What would you think had you found me standing over Hannah, barking orders at her to get the full-sized vacuum into all the corners?

 

What if I had withheld her food until she perfectly rid the entire living room of dust?

 

Or continued to dump the dishes she had inadequately washed back into her dishwater until her job met my standards? 

 

Can you imagine the guilt-ridden trauma Hannah would now be dealing with as an adult?

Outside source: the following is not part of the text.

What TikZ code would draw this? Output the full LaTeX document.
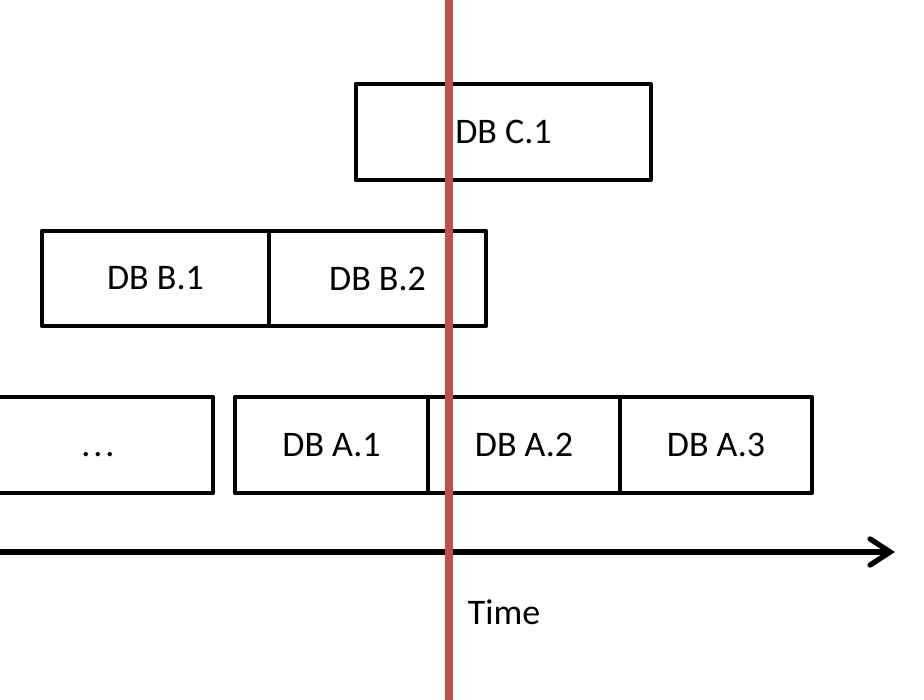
\documentclass[tikz,border=0pt]{standalone}
\usepackage{fontspec}
\setmainfont{Carlito}
\usetikzlibrary{arrows.meta}
\definecolor{nowred}{HTML}{C0504D}
\begin{document}
\begin{tikzpicture}[x=1pt,y=-1pt,
  box/.style={draw=black, line width=4.4pt, rectangle, inner sep=0pt, outer sep=0pt,
    font=\fontsize{36}{43}\selectfont, line join=round},
  lbl/.style={font=\fontsize{36}{43}\selectfont, inner sep=0pt}]
\useasboundingbox (0,0) rectangle (924,700);
% row A
\node[box, minimum width=230pt, minimum height=96pt] (dots) at (98,445) {\vphantom{DB}.\hspace{3pt}.\hspace{3pt}.};
\node[box, minimum width=193pt, minimum height=96pt] (a1) at (331.5,445) {DB A.1};
\node[box, minimum width=192pt, minimum height=96pt] (a2) at (524,445) {DB A.2};
\node[box, minimum width=192pt, minimum height=96pt] (a3) at (716,445) {DB A.3};
% row B
\node[box, minimum width=227pt, minimum height=95pt] (b1) at (155.5,278.5) {DB B.1};
\node[box, minimum width=217pt, minimum height=95pt] (b2) at (377.5,278.5) {DB B.2};
% row C
\node[box, minimum width=295pt, minimum height=96pt] (c1) at (503.5,132) {DB C.1};
% time axis
\coordinate (axs) at (-10,552);
\coordinate (axe) at (895,552);
\draw[line width=5.3pt, -{Straight Barb[length=20pt,width=26pt,line cap=round]}] (axs) -- (axe);
\node[lbl] (time) at (504,612) {Time};
% current time marker
\coordinate (nowt) at (449,-5);
\coordinate (nowb) at (449,705);
\draw[nowred, line width=7.5pt] (nowt) -- (nowb);
\end{tikzpicture}
\end{document}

And the kind of relationship she and I would have?

 

And yet, somehow, we have this unexpressed view of our God as a task master – complete with a stern eye toward perfection. 

 

No matter what He asks us to do. we struggle with a vague sense of inadequacy and guilt.

 

But the simple truth is:

 

Our ability to accomplish His work on our own is no more suited to perfection

than a two-year-old is in cleaning house. 

 

He is just way different than anything we’ve ever experienced (Psalm 50:21). 

 

He doesn’t expect us to “get ‘r done,” while He sternly looks on. No, He can “estimate the desire even when the execution is defective” (H.D.M. Spence). 

 

Or as Hannah Whitall Smith says: “It’s your purpose God looks at, not your feelings about that purpose” (Chapter 13, Hungry For More: Feasting through the Word).

 

Guilt squirts out because we are tightly squeezing onto

our own expectations,

rather than asking God for His. 

 

Father,

I’m tired of feeling guilty and inadequate. Reveal to me Your truth about my works and help me see them as You do. I leave today in Your Hands. In Jesus’ Name, Amen.